Because in today’s market, geography has become an investment theme of its own.
The Global Market Is No Longer Moving Together
One of the defining characteristics of 2026 has been the growing divergence between countries.
Unlike previous years, when broad global trends lifted or weighed on most markets simultaneously, regional performance has become increasingly dependent on local economic strengths.
The U.S. continues benefiting from artificial intelligence, cloud computing, and resilient corporate earnings.
Japan is seeing renewed investor interest following years of corporate governance reforms and stronger shareholder returns.
South Korea and Taiwan have become major beneficiaries of the AI hardware boom.
Meanwhile, several European markets are finding support through industrial spending, defence investment, and financial sector strength.
This growing divergence highlights an important reality.
There is no single global market.
There are multiple markets, each responding to different economic drivers.
South Korea Has Become One of the Biggest Winners
Perhaps no major market has surprised investors more than South Korea.
Its exceptional performance during 2026 has been driven by one dominant theme.
Artificial intelligence hardware.
South Korea occupies a unique position within the global semiconductor supply chain.

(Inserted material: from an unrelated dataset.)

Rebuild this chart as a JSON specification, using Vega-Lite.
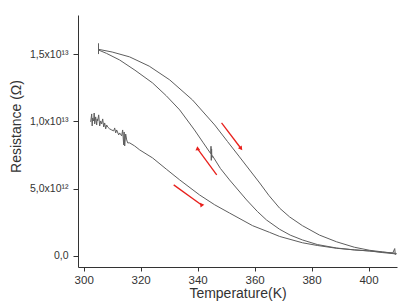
{
  "$schema": "https://vega.github.io/schema/vega-lite/v6.json",
  "width": 319,
  "height": 252,
  "autosize": {"type": "none"},
  "padding": {"left": 78, "top": 15, "right": 20, "bottom": 37},
  "background": "white",
  "config": {
    "view": {"stroke": null},
    "font": "Liberation Sans",
    "axis": {"grid": false, "domainColor": "#333", "tickColor": "#333", "labelColor": "#333", "titleColor": "#333", "labelFont": "Liberation Sans", "titleFont": "Liberation Sans", "titleFontWeight": "normal"}
  },
  "datasets": {
    "curves": [
      {"s": "A", "o": 0, "T": 305.2, "R": 15.8e12},
      {"s": "A", "o": 1, "T": 305.2, "R": 15.0e12},
      {"s": "A", "o": 2, "T": 305.2, "R": 15.35e12},
      {"s": "A", "o": 3, "T": 310, "R": 15.15e12},
      {"s": "A", "o": 4, "T": 316.1, "R": 14.79e12},
      {"s": "A", "o": 5, "T": 323, "R": 14.1e12},
      {"s": "A", "o": 6, "T": 330.2, "R": 13.08e12},
      {"s": "A", "o": 7, "T": 338.2, "R": 11.59e12},
      {"s": "A", "o": 8, "T": 346.0, "R": 9.73e12},
      {"s": "A", "o": 9, "T": 350.5, "R": 8.5e12},
      {"s": "A", "o": 10, "T": 354.7, "R": 7.36e12},
      {"s": "A", "o": 11, "T": 361.8, "R": 5.42e12},
      {"s": "A", "o": 12, "T": 365, "R": 4.5e12},
      {"s": "A", "o": 13, "T": 368.8, "R": 3.55e12},
      {"s": "A", "o": 14, "T": 372.3, "R": 2.9e12},
      {"s": "A", "o": 15, "T": 376.8, "R": 2.25e12},
      {"s": "A", "o": 16, "T": 382.8, "R": 1.55e12},
      {"s": "A", "o": 17, "T": 388.8, "R": 1.05e12},
      {"s": "A", "o": 18, "T": 395, "R": 0.65e12},
      {"s": "A", "o": 19, "T": 400.4, "R": 0.42e12},
      {"s": "A", "o": 20, "T": 405, "R": 0.3e12},
      {"s": "A", "o": 21, "T": 408.4, "R": 0.22e12},
      {"s": "A", "o": 22, "T": 409.5, "R": 0.2e12},

      {"s": "B", "o": 0, "T": 305.2, "R": 15.3e12},
      {"s": "B", "o": 1, "T": 308, "R": 15.05e12},
      {"s": "B", "o": 2, "T": 312.6, "R": 14.56e12},
      {"s": "B", "o": 3, "T": 318, "R": 13.8e12},
      {"s": "B", "o": 4, "T": 324.2, "R": 12.85e12},
      {"s": "B", "o": 5, "T": 329, "R": 11.9e12},
      {"s": "B", "o": 6, "T": 333.7, "R": 10.85e12},
      {"s": "B", "o": 7, "T": 338.9, "R": 9.36e12},
      {"s": "B", "o": 8, "T": 342, "R": 8.4e12},
      {"s": "B", "o": 9, "T": 344.6, "R": 7.6e12},
      {"s": "B", "o": 10, "T": 344.7, "R": 8.15e12},
      {"s": "B", "o": 11, "T": 344.8, "R": 7.1e12},
      {"s": "B", "o": 12, "T": 344.9, "R": 7.95e12},
      {"s": "B", "o": 13, "T": 345.0, "R": 7.3e12},
      {"s": "B", "o": 14, "T": 345.2, "R": 7.45e12},
      {"s": "B", "o": 15, "T": 348, "R": 6.5e12},
      {"s": "B", "o": 16, "T": 351.2, "R": 5.65e12},
      {"s": "B", "o": 17, "T": 357.2, "R": 4.16e12},
      {"s": "B", "o": 18, "T": 361, "R": 3.3e12},
      {"s": "B", "o": 19, "T": 364.2, "R": 2.67e12},
      {"s": "B", "o": 20, "T": 368.8, "R": 1.98e12},
      {"s": "B", "o": 21, "T": 372.5, "R": 1.55e12},
      {"s": "B", "o": 22, "T": 376.8, "R": 1.19e12},
      {"s": "B", "o": 23, "T": 382, "R": 0.85e12},
      {"s": "B", "o": 24, "T": 388.8, "R": 0.59e12},
      {"s": "B", "o": 25, "T": 395, "R": 0.45e12},
      {"s": "B", "o": 26, "T": 400.4, "R": 0.37e12},
      {"s": "B", "o": 27, "T": 405, "R": 0.25e12},
      {"s": "B", "o": 28, "T": 409.8, "R": 0.15e12},

      {"s": "C", "o": 0, "T": 302.46, "R": 9.96e12},
      {"s": "C", "o": 1, "T": 302.81, "R": 10.55e12},
      {"s": "C", "o": 2, "T": 302.98, "R": 9.66e12},
      {"s": "C", "o": 3, "T": 303.16, "R": 10.25e12},
      {"s": "C", "o": 4, "T": 303.51, "R": 10.03e12},
      {"s": "C", "o": 5, "T": 303.68, "R": 10.62e12},
      {"s": "C", "o": 6, "T": 303.86, "R": 9.81e12},
      {"s": "C", "o": 7, "T": 304.21, "R": 10.33e12},
      {"s": "C", "o": 8, "T": 304.56, "R": 9.73e12},
      {"s": "C", "o": 9, "T": 304.74, "R": 10.18e12},
      {"s": "C", "o": 10, "T": 304.91, "R": 10.03e12},
      {"s": "C", "o": 11, "T": 305.26, "R": 10.48e12},
      {"s": "C", "o": 12, "T": 305.61, "R": 9.66e12},
      {"s": "C", "o": 13, "T": 305.96, "R": 10.03e12},
      {"s": "C", "o": 14, "T": 306.32, "R": 9.81e12},
      {"s": "C", "o": 15, "T": 306.67, "R": 10.18e12},
      {"s": "C", "o": 16, "T": 307.02, "R": 9.58e12},
      {"s": "C", "o": 17, "T": 307.37, "R": 9.88e12},
      {"s": "C", "o": 18, "T": 307.72, "R": 9.44e12},
      {"s": "C", "o": 19, "T": 308.07, "R": 9.73e12},
      {"s": "C", "o": 20, "T": 308.42, "R": 9.58e12},
      {"s": "C", "o": 21, "T": 309.12, "R": 9.44e12},
      {"s": "C", "o": 22, "T": 309.82, "R": 9.36e12},
      {"s": "C", "o": 23, "T": 310.53, "R": 9.29e12},
      {"s": "C", "o": 24, "T": 310.88, "R": 9.51e12},
      {"s": "C", "o": 25, "T": 311.23, "R": 9.14e12},
      {"s": "C", "o": 26, "T": 311.58, "R": 9.36e12},
      {"s": "C", "o": 27, "T": 312.28, "R": 8.99e12},
      {"s": "C", "o": 28, "T": 312.63, "R": 9.14e12},
      {"s": "C", "o": 29, "T": 313.33, "R": 8.92e12},
      {"s": "C", "o": 30, "T": 313.68, "R": 9.36e12},
      {"s": "C", "o": 31, "T": 314.04, "R": 8.25e12},
      {"s": "C", "o": 32, "T": 314.21, "R": 9.21e12},
      {"s": "C", "o": 33, "T": 314.39, "R": 8.17e12},
      {"s": "C", "o": 34, "T": 314.74, "R": 9.06e12},
      {"s": "C", "o": 35, "T": 315.09, "R": 8.62e12},
      {"s": "C", "o": 36, "T": 315.44, "R": 8.40e12},
      {"s": "C", "o": 37, "T": 316.14, "R": 8.40e12},
      {"s": "C", "o": 38, "T": 317.9, "R": 8.17e12},
      {"s": "C", "o": 39, "T": 319.65, "R": 7.88e12},
      {"s": "C", "o": 40, "T": 324.2, "R": 7.28e12},
      {"s": "C", "o": 41, "T": 329, "R": 6.45e12},
      {"s": "C", "o": 42, "T": 333.7, "R": 5.65e12},
      {"s": "C", "o": 43, "T": 340.7, "R": 4.53e12},
      {"s": "C", "o": 44, "T": 346, "R": 3.8e12},
      {"s": "C", "o": 45, "T": 351.2, "R": 3.19e12},
      {"s": "C", "o": 46, "T": 359.3, "R": 2.25e12},
      {"s": "C", "o": 47, "T": 365.3, "R": 1.75e12},
      {"s": "C", "o": 48, "T": 368.8, "R": 1.45e12},
      {"s": "C", "o": 49, "T": 376.8, "R": 0.98e12},
      {"s": "C", "o": 50, "T": 382, "R": 0.78e12},
      {"s": "C", "o": 51, "T": 388.8, "R": 0.57e12},
      {"s": "C", "o": 52, "T": 395, "R": 0.45e12},
      {"s": "C", "o": 53, "T": 400.4, "R": 0.37e12},
      {"s": "C", "o": 54, "T": 405, "R": 0.28e12},
      {"s": "C", "o": 55, "T": 408.5, "R": 0.22e12},
      {"s": "C", "o": 56, "T": 409.2, "R": 0.55e12},
      {"s": "C", "o": 57, "T": 409.4, "R": 0.1e12},
      {"s": "C", "o": 58, "T": 409.8, "R": 0.2e12}
    ],
    "arrows": [
      {"a": "a", "T1": 348.4, "R1": 9.88e12, "T2": 355.1, "R2": 8.02e12},
      {"a": "b", "T1": 346.7, "R1": 6.02e12, "T2": 340.0, "R2": 7.95e12},
      {"a": "c", "T1": 331.6, "R1": 5.28e12, "T2": 341.4, "R2": 3.79e12}
    ]
  },
  "layer": [
    {
      "data": {"name": "curves"},
      "mark": {"type": "line", "color": "#5e5e5e", "strokeWidth": 1},
      "encoding": {
        "x": {
          "field": "T", "type": "quantitative",
          "scale": {"domain": [298, 410], "nice": false, "zero": false},
          "axis": {
            "title": "Temperature(K)",
            "titleFontSize": 14,
            "titlePadding": 1,
            "values": [300, 310, 320, 330, 340, 350, 360, 370, 380, 390, 400, 410],
            "labelExpr": "datum.value % 20 === 0 ? datum.value : ''",
            "labelFontSize": 11.5,
            "labelPadding": 3,
            "tickSize": {"condition": {"test": "datum.value % 20 === 0", "value": 4}, "value": 3}
          }
        },
        "y": {
          "field": "R", "type": "quantitative",
          "scale": {"domain": [-0.82e12, 17.9e12], "nice": false, "zero": false},
          "axis": {
            "title": "Resistance (Ω)",
            "titleFontSize": 14,
            "titlePadding": 6,
            "titleY": 111,
            "values": [0, 2.5e12, 5e12, 7.5e12, 10e12, 12.5e12, 15e12, 17.5e12],
            "labelExpr": "datum.value === 0 ? '0,0' : datum.value === 5e12 ? '5,0x10¹²' : datum.value === 10e12 ? '1,0x10¹³' : datum.value === 15e12 ? '1,5x10¹³' : ''",
            "labelFontSize": 10.5,
            "labelPadding": 5,
            "tickSize": {"condition": {"test": "datum.value % 5e12 === 0", "value": 5}, "value": 3}
          }
        },
        "detail": {"field": "s", "type": "nominal"},
        "order": {"field": "o", "type": "quantitative"}
      }
    },
    {
      "data": {"name": "arrows"},
      "mark": {"type": "rule", "color": "#e8201c", "strokeWidth": 1.3},
      "encoding": {
        "x": {"field": "T1", "type": "quantitative"},
        "y": {"field": "R1", "type": "quantitative"},
        "x2": {"field": "T2"},
        "y2": {"field": "R2"}
      }
    },
    {
      "data": {"name": "arrows"},
      "mark": {"type": "point", "shape": "triangle", "filled": true, "color": "#e8201c", "size": 22, "opacity": 1},
      "encoding": {
        "x": {"field": "T2", "type": "quantitative"},
        "y": {"field": "R2", "type": "quantitative"},
        "angle": {"field": "a", "type": "nominal", "scale": {"domain": ["a", "b", "c"], "range": [143, 324, 125]}, "legend": null}
      }
    }
  ]
}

Companies such as Samsung Electronics and SK Hynix remain critical suppliers of advanced memory chips used in AI servers, cloud computing infrastructure, and high-performance computing systems.
As demand for AI infrastructure accelerated, investors increasingly recognised the importance of memory technology alongside graphics processors and semiconductor manufacturing.
The result has been a powerful rally across Korean equities.
Rather than being driven by broad economic optimism alone, much of the market’s strength reflects South Korea’s strategic importance within one of the world’s fastest-growing industries.
Taiwan Continues to Benefit From AI Infrastructure
If South Korea dominates memory chips, Taiwan dominates advanced semiconductor manufacturing.
Taiwan Semiconductor Manufacturing Company has become one of the most important companies in the global technology industry, producing advanced chips for many of the world’s leading technology businesses.
This concentration has transformed Taiwan into one of the strongest-performing equity markets in 2026.
The country’s stock market is now heavily influenced by demand for artificial intelligence infrastructure, advanced computing, and semiconductor production.
This concentration creates both opportunities and risks.
Strong AI demand has supported exceptional returns.
At the same time, investors should recognise that Taiwan’s market is among the most concentrated globally, with technology representing an overwhelming share of overall index performance.
Buying Taiwan today is increasingly synonymous with investing in the global semiconductor industry.
Japan Is Benefiting From Structural Reform
Japan’s resurgence has been several years in the making.
Corporate governance reforms, improved capital allocation, and increased shareholder returns have gradually changed investor perceptions of Japanese businesses.
Companies are becoming more focused on profitability, return on equity, and shareholder value than at any point in recent decades.
This shift has attracted both domestic and international investors.
Although currency weakness has created challenges, improving corporate fundamentals continue supporting the broader market.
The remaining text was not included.